2) When its redundant (RAID1/5/6) then locate the drive (via Start in the SystemsManagementsHomePage)

3) Power Down the server

4) Physically remove the faulty drive

5) Power up the server: It will come with a POST error, either to Disable the Array (F1) OR to fail the drive and work in the Interrim Recovery Mode (F2). Choose <F2>, because <F1> will disable the array, then you cannot start the O/S.

Because a redundant array will start up without one disk, the O/S will starting up.

6) Wait a moment (untill its not so busy on the SCSI bus: approx. 2 minutes)

7)Physically insert the new disk on the exact same location where you pulled out the faulty drive.

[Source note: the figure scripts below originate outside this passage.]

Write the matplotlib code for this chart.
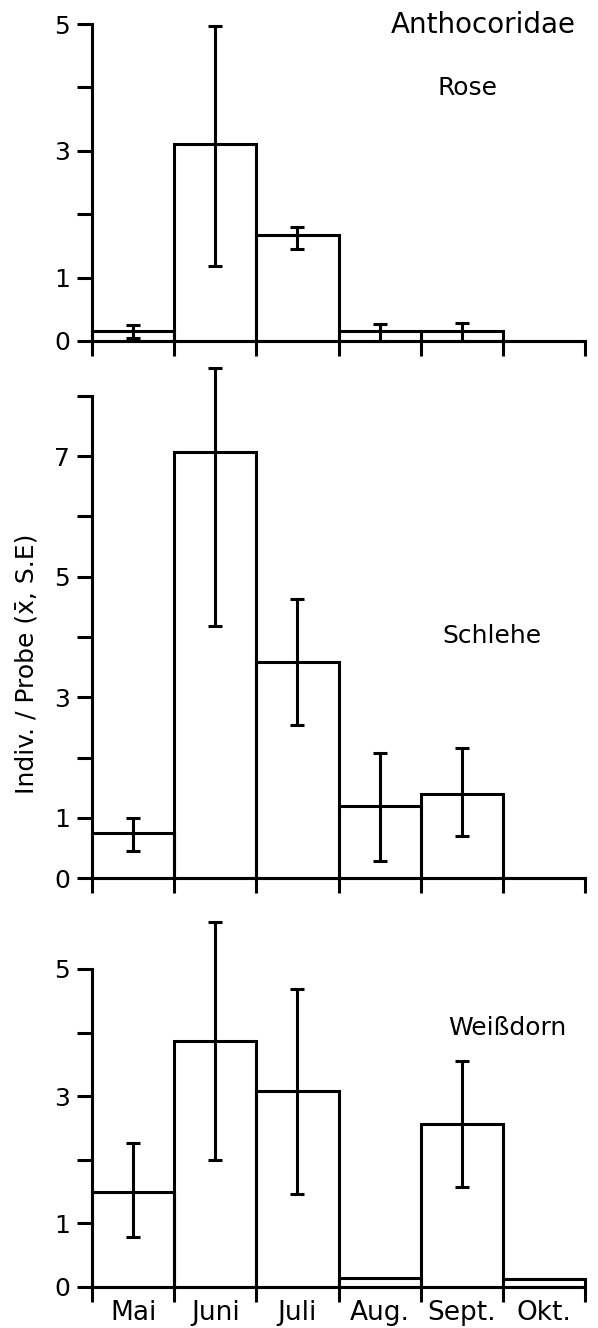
import numpy as np
import matplotlib
matplotlib.use("Agg")
import matplotlib.pyplot as plt

plt.rcParams['font.family'] = ['DejaVu Sans']

months = ['Mai', 'Juni', 'Juli', 'Aug.', 'Sept.', 'Okt.']

# Rose
rose_mean = [0.15, 3.10, 1.67, 0.15, 0.15, 0.0]
rose_low = [0.05, 1.18, 1.45, 0.0, 0.0, np.nan]
rose_high = [0.25, 4.97, 1.80, 0.27, 0.28, np.nan]

# Schlehe
schlehe_mean = [0.74, 7.07, 3.58, 1.19, 1.40, 0.0]
schlehe_low = [0.44, 4.18, 2.54, 0.29, 0.69, np.nan]
schlehe_high = [1.00, 8.47, 4.63, 2.08, 2.16, np.nan]

# Weissdorn
weiss_mean = [1.50, 3.87, 3.08, 0.14, 2.57, 0.13]
weiss_low = [0.79, 2.00, 1.47, np.nan, 1.58, np.nan]
weiss_high = [2.26, 5.74, 4.68, np.nan, 3.55, np.nan]

fig = plt.figure(figsize=(5.98, 13.28), dpi=100)

W = 598.0
H = 1328.0
left = 92 / W
width = (585 - 92) / W

def panel(y0px, ytop_px, ymax, mean, low, high, labels_shown, show_x):
    ax = fig.add_axes([left, 1 - y0px / H, width, (y0px - ytop_px) / H])
    x = np.arange(len(mean))
    ax.bar(x, mean, width=1.0, align='edge', fill=False,
           edgecolor='black', linewidth=2.2, clip_on=False)
    m = np.array(mean)
    lo = np.array(low)
    hi = np.array(high)
    ok = ~np.isnan(lo)
    ax.errorbar(x[ok] + 0.5, m[ok], yerr=[m[ok] - lo[ok], hi[ok] - m[ok]],
                fmt='none', ecolor='black', elinewidth=2.2, capsize=5,
                capthick=2.2, clip_on=False)
    ax.set_xlim(0, 6)
    ax.set_ylim(0, ymax)
    for s in ['top', 'right']:
        ax.spines[s].set_visible(False)
    for s in ['left', 'bottom']:
        ax.spines[s].set_linewidth(2.2)
    ax.set_yticks(range(0, ymax + 1))
    ax.set_yticklabels([str(v) if v in labels_shown else '' for v in range(0, ymax + 1)])
    ax.set_xticks(range(0, 7))
    ax.set_xticklabels([])
    ax.tick_params(axis='y', length=11, width=2.2, pad=5, labelsize=18)
    ax.tick_params(axis='x', length=11, width=2.2, direction='out')
    if show_x:
        ax.set_xticks(np.arange(6) + 0.5, minor=True)
        ax.set_xticklabels(months, minor=True)
        ax.tick_params(axis='x', which='minor', length=0, pad=9, labelsize=19)
    return ax

panel(341, 24, 5, rose_mean, rose_low, rose_high, [0, 1, 3, 5], False)
panel(878, 396, 8, schlehe_mean, schlehe_low, schlehe_high, [0, 1, 3, 5, 7], False)
panel(1287, 969, 5, weiss_mean, weiss_low, weiss_high, [0, 1, 3, 5], True)

fig.text(576 / W, 1 - 33 / H, 'Anthocoridae', ha='right', va='baseline', fontsize=20)
fig.text(467 / W, 1 - 95 / H, 'Rose', ha='center', va='baseline', fontsize=18)
fig.text(492 / W, 1 - 643 / H, 'Schlehe', ha='center', va='baseline', fontsize=18)
fig.text(507 / W, 1 - 1035 / H, 'Weißdorn', ha='center', va='baseline', fontsize=18)
fig.text(27 / W, 1 - 664 / H, 'Indiv. / Probe (x\u0304, S.E)', rotation=90,
         ha='center', va='center', fontsize=18)

fig.savefig('out.png', dpi=100)
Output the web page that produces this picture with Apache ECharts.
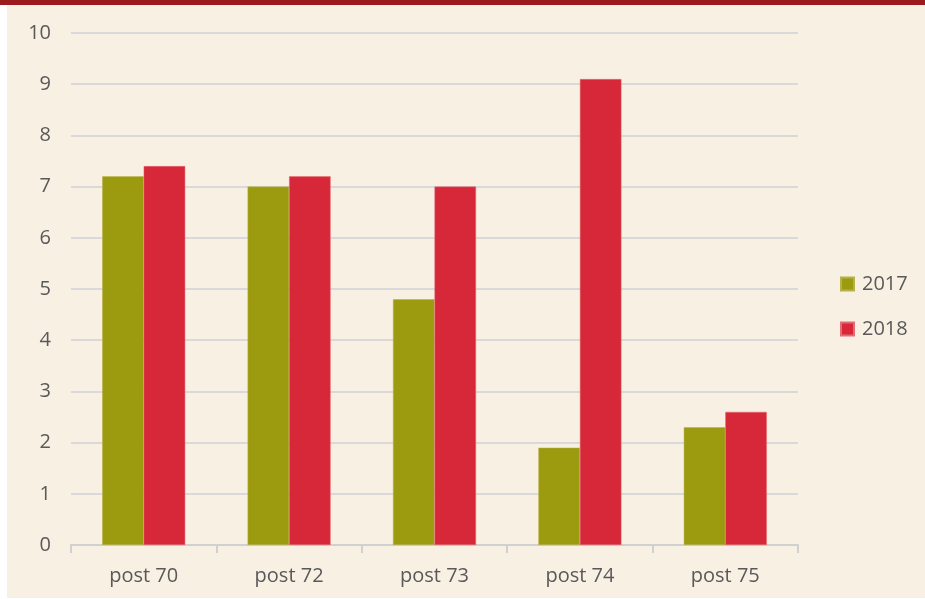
<!DOCTYPE html>
<html>
<head>
<meta charset="utf-8">
<script src="https://cdn.jsdelivr.net/npm/echarts@6/dist/echarts.min.js"></script>
<style>
html,body{margin:0;padding:0;background:#ffffff;}
#wrap{position:relative;width:925px;height:599px;overflow:hidden;background:#ffffff;}
#panel{position:absolute;left:7px;top:0;width:918px;height:598px;background:#F8F0E3;}
#band{position:absolute;left:0;top:0;width:925px;height:5px;background:#9B1B1E;}
#chart{position:absolute;left:0;top:0;width:925px;height:599px;}
</style>
</head>
<body>
<div id="wrap"><div id="panel"></div><div id="band"></div><div id="chart"></div></div>
<script>
const categories = ['post 70', 'post 72', 'post 73', 'post 74', 'post 75'];
const seriesNames = ['2017', '2018'];
const values2017 = [7.2, 7.0, 4.8, 1.9, 2.3];
const values2018 = [7.4, 7.2, 7.0, 9.1, 2.6];
const colors = ['#9C9A0E', '#D62839'];

const chart = echarts.init(document.getElementById('chart'), null, {renderer: 'canvas'});
const font = '"Open Sans", Lato, sans-serif';
chart.setOption({
  backgroundColor: 'transparent',
  animation: false,
  grid: {left: 71, right: 127, top: 33, bottom: 54, containLabel: false},
  legend: {
    orient: 'vertical',
    left: 840, top: 274, padding: 0,
    itemWidth: 13, itemHeight: 13, itemGap: 25,
    icon: 'rect',
    textStyle: {fontFamily: font, fontSize: 20, color: '#595959', padding: [0,0,0,3]},
    data: seriesNames
  },
  xAxis: {
    type: 'category',
    data: categories,
    axisLine: {lineStyle: {color: '#D0D0D0', width: 2}},
    axisTick: {show: true, length: 8, lineStyle: {color: '#D0D0D0', width: 2}},
    axisLabel: {fontFamily: font, fontSize: 20, color: '#595959', margin: 21}
  },
  yAxis: {
    type: 'value', min: 0, max: 10, interval: 1,
    axisLine: {show: false}, axisTick: {show: false},
    splitLine: {lineStyle: {color: '#D9D9D9', width: 2}},
    axisLabel: {fontFamily: font, fontSize: 20, color: '#595959', margin: 20}
  },
  series: [
    {name: seriesNames[0], type: 'bar', data: values2017, barWidth: 41.5, barGap: '0%',
     itemStyle: {color: colors[0], borderColor: '#B4B24A', borderWidth: 0.5}},
    {name: seriesNames[1], type: 'bar', data: values2018, barWidth: 41.5, barGap: '0%',
     itemStyle: {color: colors[1], borderColor: '#E46A75', borderWidth: 0.5}}
  ]
});
</script>
</body>
</html>
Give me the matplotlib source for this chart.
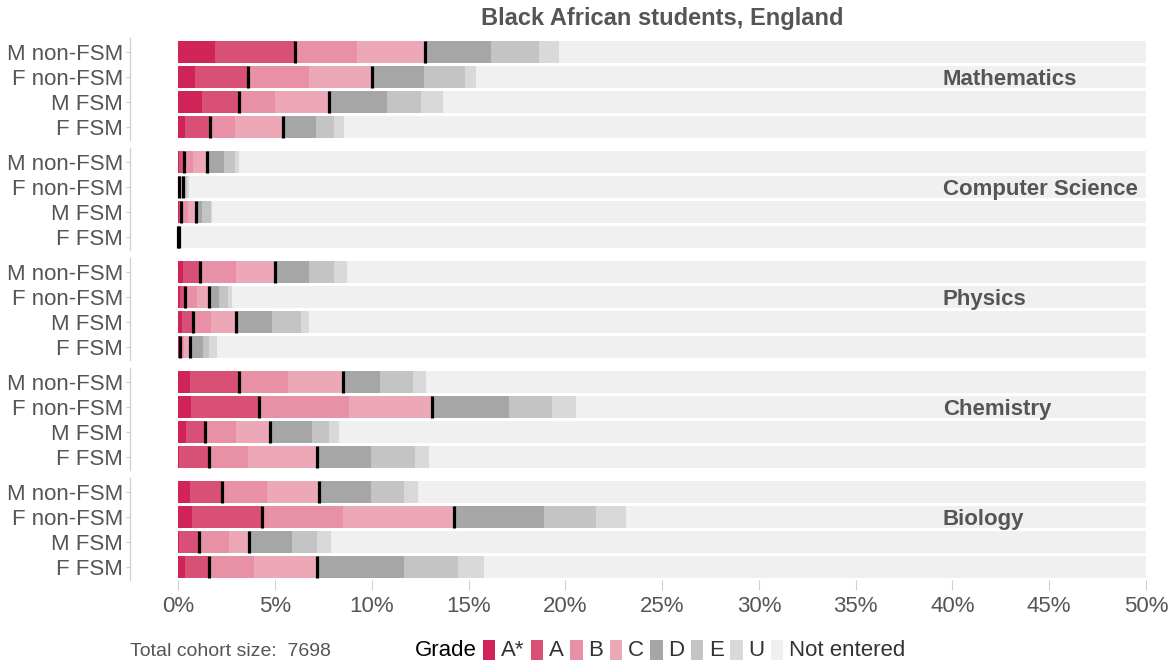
import numpy as np
import matplotlib
matplotlib.use("Agg")
import matplotlib.pyplot as plt
from matplotlib.patches import Rectangle

plt.rcParams['font.family'] = ['Liberation Sans', 'DejaVu Sans']

# ---------------- data (cumulative % of cohort, A* .. U) ----------------
title = "Black African students, England"
subjects = ["Mathematics", "Computer Science", "Physics", "Chemistry", "Biology"]
rows = ["M non-FSM", "F non-FSM", "M FSM", "F FSM"]
grades = ["A*", "A", "B", "C", "D", "E", "U"]
legend_labels = ["A*", "A", "B", "C", "D", "E", "U", "Not entered"]
xticks = [0, 5, 10, 15, 20, 25, 30, 35, 40, 45, 50]
cohort_size = 7698

math_cum = [[1.89, 6.03, 9.22, 12.76, 16.16, 18.64, 19.69],
            [0.86, 3.58, 6.75, 10.01, 12.70, 14.81, 15.37],
            [1.24, 3.12, 5.00, 7.80, 10.78, 12.56, 13.68],
            [0.34, 1.64, 2.93, 5.43, 7.10, 8.04, 8.58]]
cs_cum = [[0.05, 0.31, 0.74, 1.50, 2.36, 2.95, 3.12],
          [0.00, 0.05, 0.10, 0.22, 0.30, 0.45, 0.57],
          [0.03, 0.14, 0.52, 0.90, 1.21, 1.69, 1.76],
          [0.00, 0.00, 0.00, 0.02, 0.02, 0.02, 0.02]]
phys_cum = [[0.22, 1.14, 2.98, 5.01, 6.75, 8.06, 8.72],
            [0.09, 0.36, 0.98, 1.57, 2.09, 2.58, 2.77],
            [0.17, 0.74, 1.69, 2.98, 4.84, 6.32, 6.73],
            [0.03, 0.10, 0.30, 0.60, 1.26, 1.57, 2.02]]
chem_cum = [[0.59, 3.14, 5.67, 8.49, 10.41, 12.14, 12.82],
            [0.64, 4.17, 8.82, 13.13, 17.07, 19.29, 20.55],
            [0.40, 1.36, 3.00, 4.74, 6.91, 7.77, 8.32],
            [0.05, 1.58, 3.60, 7.18, 9.97, 12.23, 12.97]]
bio_cum = [[0.59, 2.26, 4.57, 7.29, 9.97, 11.66, 12.40],
           [0.72, 4.31, 8.53, 14.25, 18.91, 21.58, 23.12],
           [0.05, 1.05, 2.62, 3.63, 5.86, 7.18, 7.87],
           [0.34, 1.60, 3.91, 7.15, 11.65, 14.45, 15.78]]

all_cum = [math_cum, cs_cum, phys_cum, chem_cum, bio_cum]

# ---------------- style ----------------
colors = ["#D02357", "#D85075", "#E891A6", "#EDA8B8",
          "#A6A6A6", "#C4C4C4", "#D9D9D9", "#F0F0F0"]
text_grey = "#555555"
spine_grey = "#CFCFCF"

W, H = 1174, 662
fig = plt.figure(figsize=(W / 100, H / 100), dpi=100)

left_px, right_px = 130, 1174
panel_top0, panel_pitch, panel_h = 38.3, 110, 102
xmax_axis = 50
xlim = (-2.5, 51.45)

axes = []
for i, (subj, cum) in enumerate(zip(subjects, all_cum)):
    top = panel_top0 + i * panel_pitch
    ax = fig.add_axes([left_px / W, 1 - (top + panel_h) / H,
                       (right_px - left_px) / W, panel_h / H])
    axes.append(ax)
    cum = np.asarray(cum, dtype=float)
    y = np.arange(len(rows))
    starts = np.hstack([np.zeros((len(rows), 1)), cum[:, :-1]])
    widths = cum - starts
    for g in range(len(grades)):
        ax.barh(y, widths[:, g], left=starts[:, g], height=0.88,
                color=colors[g], linewidth=0, zorder=2)
    total = cum[:, -1]
    not_entered = 100 - total
    ax.barh(y, np.minimum(not_entered, xmax_axis - total), left=total,
            height=0.88, color=colors[-1], linewidth=0, zorder=1)
    # markers at cumulative A and cumulative C
    for gi in (1, 3):
        ax.vlines(cum[:, gi], y - 0.44, y + 0.44, color="black",
                  linewidth=2.3, zorder=3)
    ax.set_ylim(3.55, -0.55)
    ax.set_xlim(*xlim)
    ax.set_yticks(y)
    ax.set_yticklabels(rows, fontsize=16, color=text_grey)
    ax.tick_params(axis="y", length=3, width=0.8, color=spine_grey, pad=2)
    for s in ("top", "right", "bottom"):
        ax.spines[s].set_visible(False)
    ax.spines["left"].set_color(spine_grey)
    ax.spines["left"].set_linewidth(0.9)
    ax.set_facecolor("none")
    ax.text((943 - left_px) / (right_px - left_px), 1, subj,
            transform=ax.get_yaxis_transform(),
            fontsize=16, fontweight="bold", color=text_grey,
            va="center_baseline", ha="left")
    if i < len(subjects) - 1:
        ax.set_xticks([])
    else:
        ax.set_xticks(xticks)
        ax.set_xticklabels([f"{t}%" for t in xticks], fontsize=16, color=text_grey)
        ax.tick_params(axis="x", length=7, width=0.8, color=spine_grey, pad=4)

fig.text(662 / W, 1 - 19 / H, title, fontsize=17, fontweight="bold",
         color=text_grey, ha="center", va="center")

fig.text(130 / W, 1 - 651 / H, f"Total cohort size:  {cohort_size}",
         fontsize=14, color=text_grey, ha="left", va="center")

# legend
fig.canvas.draw()
renderer = fig.canvas.get_renderer()
ly = 1 - 650 / H
x = 415
t = fig.text(x / W, ly, "Grade", fontsize=16, color="black", ha="left", va="center")
x = t.get_window_extent(renderer).x1 + 6
pw, ph = 12.5, 20
for lab, col in zip(legend_labels, colors):
    fig.add_artist(Rectangle((x / W, (H - 650 - ph / 2) / H), pw / W, ph / H,
                             transform=fig.transFigure, facecolor=col,
                             edgecolor="none"))
    x += pw + 5.5
    t = fig.text(x / W, ly, lab, fontsize=16, color="#333333", ha="left", va="center")
    x = t.get_window_extent(renderer).x1 + 6.5

fig.savefig("out.png", dpi=100)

8) Sometimes the new drive is initialized (=red for a short time), and then wait until the 'middle' light is flashing. Then its rebuilding with the good disk(s) in the array.

PZ
waaronb
Respected Contributor

Re: DL380 G6 with P410i controller and a drive in predictive failure status

Hmm... in all my years of replacing predictive (or actually) failed drives, I've always done a hot swap with a new drive while the system was running. Never had a problem.

I guess the HP advice to shut down probably is just to make extra sure, but like I said, if it can't handle a drive being pulled out to exchange with a new one while the system is running, why would I trust it to protect me if one of the drives just plain died while the system was running?

It wouldn't make me feel good about the reliability of the controller if HP is saying they won't guarantee it'll work if you hot swap a drive, and fortunately I don't think HP really thinks that. :)

The whole selling point of hot-swappable drives is the reduction of down-time to replace failed parts. It'd be like HP saying you couldn't hot-plug redundant power supplies either and that you should shut the system down before doing it. Why make it hot pluggable in the first place?